Ella cuenta su historia:
Nací en un pequeño pueblo llamado San Francisco Higos, en Oaxaca. He trabajado toda mi vida. Empecé a trabajar en Baja California cuando era una niña. He trabajado en el campo toda mi vida porque no sé escribir ni leer, nunca tuve la oportunidad de ir a la escuela. Ni siquiera sabía cuál era mi propio nombre hasta que necesité un certificado de nacimiento para el papeleo de amnistía de inmigración, cuando vine a los Estados Unidos.
Cuando tenía siete años mi madre, mi padrastro y yo hicimos autostop de Oaxaca a Mexicali, donde vivimos dos años.
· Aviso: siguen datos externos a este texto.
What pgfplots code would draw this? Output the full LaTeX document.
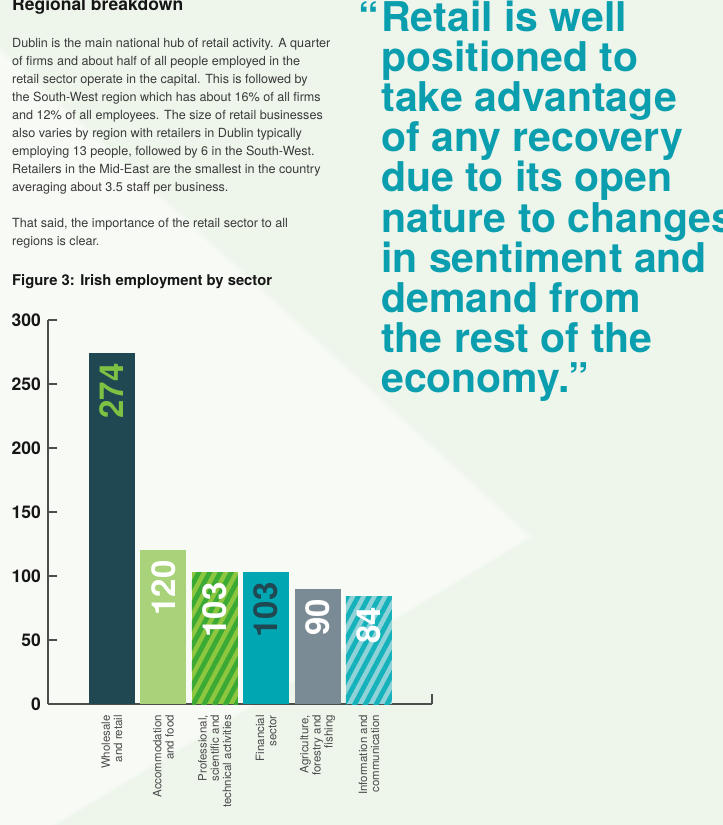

Pasé mi infancia en Mexicali durante los años de los braceros. Los veía pasar en su camino a Calexico, del lado de Estados Unidos. Pedía limosna en las calles de Calexico y ellos me lanzaban pan y frijoles enlatados cuando iban de regreso a casa. También pedía limosna en Tijuana. No me apena compartir esto, pues así fue como crecí.
Comencé a trabajar cuando tenía nueve años. Recogía algodón en Culiacán; después fui a trabajar a Ciudad Obregón, Hermosillo y Baja California. Me pagaban tres pesos al día. Desde entonces he pasado toda mi vida trabajando.
Cuando tenía trece años, mi madre me vendió a un hombre joven, y estuve con él por ocho meses. Pronto me embaracé. Mis hijos siempre estuvieron conmigo. En Culiacán, mientras trabajaba ataba a mis hijos pequeños a una estaca clavada en la tierra. Trataba de trabajar rápido para que el capataz me diera permiso de atenderlos. En Estados Unidos hice lo mismo. Los llevaba conmigo al campo y les construía una pequeña tienda en la orilla. Cada vez que completaba una fila, los movía más cerca de mí y los observaba mientras trabajaba. Los alimentaba durante el tiempo de comida y se quedaban dormidos mientras seguía trabajando. Siempre fue así.
En Baja California ni siquiera teníamos un hogar, pero mi madre siempre estuvo conmigo. Era como si yo fuera el hombre y ella la mujer. Le daba todas mis ganancias. En México mis hijos se esforzaban en la escuela, pues nunca nos quedábamos en un solo lugar por mucho tiempo. Yo los sacaba de clases por uno o dos meses y después los hacía volver, cuando regresábamos. No fue sino hasta que llegamos aquí, a Oxnard, que pudieron ir a la escuela con regularidad. Así que no todos pudieron recibir una educación. Mi hijo mayor nunca lo hizo.